= TASK OBJECTIVE =
Output every entry exactly as written, but omit the pictures.

= STORED RECORDS =
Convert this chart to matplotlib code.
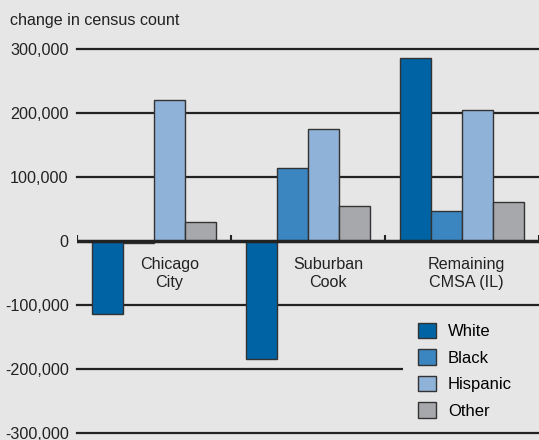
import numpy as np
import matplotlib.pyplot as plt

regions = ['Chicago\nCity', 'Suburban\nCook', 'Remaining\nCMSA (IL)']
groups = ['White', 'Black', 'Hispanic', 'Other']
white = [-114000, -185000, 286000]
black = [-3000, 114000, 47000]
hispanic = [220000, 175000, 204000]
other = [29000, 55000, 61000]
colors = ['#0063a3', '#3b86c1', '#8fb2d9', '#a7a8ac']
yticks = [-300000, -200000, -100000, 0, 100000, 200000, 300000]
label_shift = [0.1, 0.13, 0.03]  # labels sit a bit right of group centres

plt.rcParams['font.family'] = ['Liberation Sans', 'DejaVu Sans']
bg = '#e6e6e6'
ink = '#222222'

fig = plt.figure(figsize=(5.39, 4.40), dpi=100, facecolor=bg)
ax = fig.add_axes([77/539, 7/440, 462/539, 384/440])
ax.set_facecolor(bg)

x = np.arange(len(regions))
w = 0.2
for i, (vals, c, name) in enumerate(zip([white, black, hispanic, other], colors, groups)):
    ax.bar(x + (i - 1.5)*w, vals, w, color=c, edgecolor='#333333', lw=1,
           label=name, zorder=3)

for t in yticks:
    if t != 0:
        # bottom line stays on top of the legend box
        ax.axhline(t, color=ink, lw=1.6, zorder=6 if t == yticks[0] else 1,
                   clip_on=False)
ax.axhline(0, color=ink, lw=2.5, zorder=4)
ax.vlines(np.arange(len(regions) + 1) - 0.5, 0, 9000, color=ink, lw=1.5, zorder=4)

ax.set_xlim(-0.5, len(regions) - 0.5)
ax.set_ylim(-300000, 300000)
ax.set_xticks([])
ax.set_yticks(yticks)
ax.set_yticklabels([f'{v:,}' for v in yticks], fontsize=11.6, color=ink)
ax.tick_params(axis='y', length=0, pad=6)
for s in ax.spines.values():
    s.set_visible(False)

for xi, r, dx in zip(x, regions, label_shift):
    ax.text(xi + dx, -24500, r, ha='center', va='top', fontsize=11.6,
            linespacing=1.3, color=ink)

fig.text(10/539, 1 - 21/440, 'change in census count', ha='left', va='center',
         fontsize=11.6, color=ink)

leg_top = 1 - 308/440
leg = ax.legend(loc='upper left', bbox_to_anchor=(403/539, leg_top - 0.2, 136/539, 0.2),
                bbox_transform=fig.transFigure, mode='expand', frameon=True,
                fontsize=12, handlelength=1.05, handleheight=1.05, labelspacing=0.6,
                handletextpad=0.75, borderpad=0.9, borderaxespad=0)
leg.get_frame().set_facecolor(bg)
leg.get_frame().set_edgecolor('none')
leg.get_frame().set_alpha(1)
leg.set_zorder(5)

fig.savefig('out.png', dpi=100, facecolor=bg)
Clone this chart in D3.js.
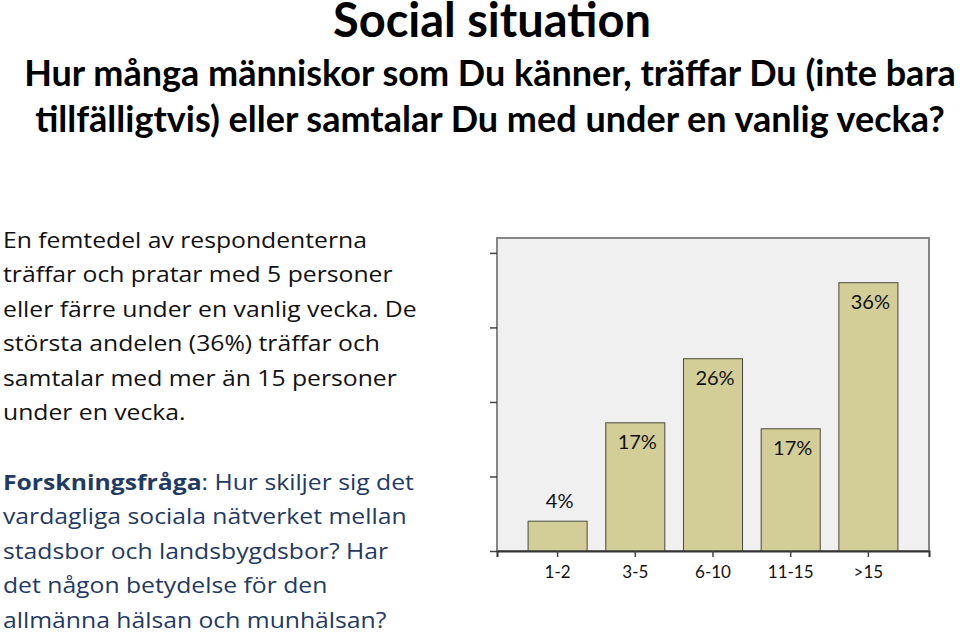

= THE SOLUTION =
Convert this chart to matplotlib code.
import numpy as np
import matplotlib.pyplot as plt

regions = ['Chicago\nCity', 'Suburban\nCook', 'Remaining\nCMSA (IL)']
groups = ['White', 'Black', 'Hispanic', 'Other']
white = [-114000, -185000, 286000]
black = [-3000, 114000, 47000]
hispanic = [220000, 175000, 204000]
other = [29000, 55000, 61000]
colors = ['#0063a3', '#3b86c1', '#8fb2d9', '#a7a8ac']
yticks = [-300000, -200000, -100000, 0, 100000, 200000, 300000]
label_shift = [0.1, 0.13, 0.03]  # labels sit a bit right of group centres

plt.rcParams['font.family'] = ['Liberation Sans', 'DejaVu Sans']
bg = '#e6e6e6'
ink = '#222222'

fig = plt.figure(figsize=(5.39, 4.40), dpi=100, facecolor=bg)
ax = fig.add_axes([77/539, 7/440, 462/539, 384/440])
ax.set_facecolor(bg)

x = np.arange(len(regions))
w = 0.2
for i, (vals, c, name) in enumerate(zip([white, black, hispanic, other], colors, groups)):
    ax.bar(x + (i - 1.5)*w, vals, w, color=c, edgecolor='#333333', lw=1,
           label=name, zorder=3)

for t in yticks:
    if t != 0:
        # bottom line stays on top of the legend box
        ax.axhline(t, color=ink, lw=1.6, zorder=6 if t == yticks[0] else 1,
                   clip_on=False)
ax.axhline(0, color=ink, lw=2.5, zorder=4)
ax.vlines(np.arange(len(regions) + 1) - 0.5, 0, 9000, color=ink, lw=1.5, zorder=4)

ax.set_xlim(-0.5, len(regions) - 0.5)
ax.set_ylim(-300000, 300000)
ax.set_xticks([])
ax.set_yticks(yticks)
ax.set_yticklabels([f'{v:,}' for v in yticks], fontsize=11.6, color=ink)
ax.tick_params(axis='y', length=0, pad=6)
for s in ax.spines.values():
    s.set_visible(False)

for xi, r, dx in zip(x, regions, label_shift):
    ax.text(xi + dx, -24500, r, ha='center', va='top', fontsize=11.6,
            linespacing=1.3, color=ink)

fig.text(10/539, 1 - 21/440, 'change in census count', ha='left', va='center',
         fontsize=11.6, color=ink)

leg_top = 1 - 308/440
leg = ax.legend(loc='upper left', bbox_to_anchor=(403/539, leg_top - 0.2, 136/539, 0.2),
                bbox_transform=fig.transFigure, mode='expand', frameon=True,
                fontsize=12, handlelength=1.05, handleheight=1.05, labelspacing=0.6,
                handletextpad=0.75, borderpad=0.9, borderaxespad=0)
leg.get_frame().set_facecolor(bg)
leg.get_frame().set_edgecolor('none')
leg.get_frame().set_alpha(1)
leg.set_zorder(5)

fig.savefig('out.png', dpi=100, facecolor=bg)
Clone this chart in D3.js.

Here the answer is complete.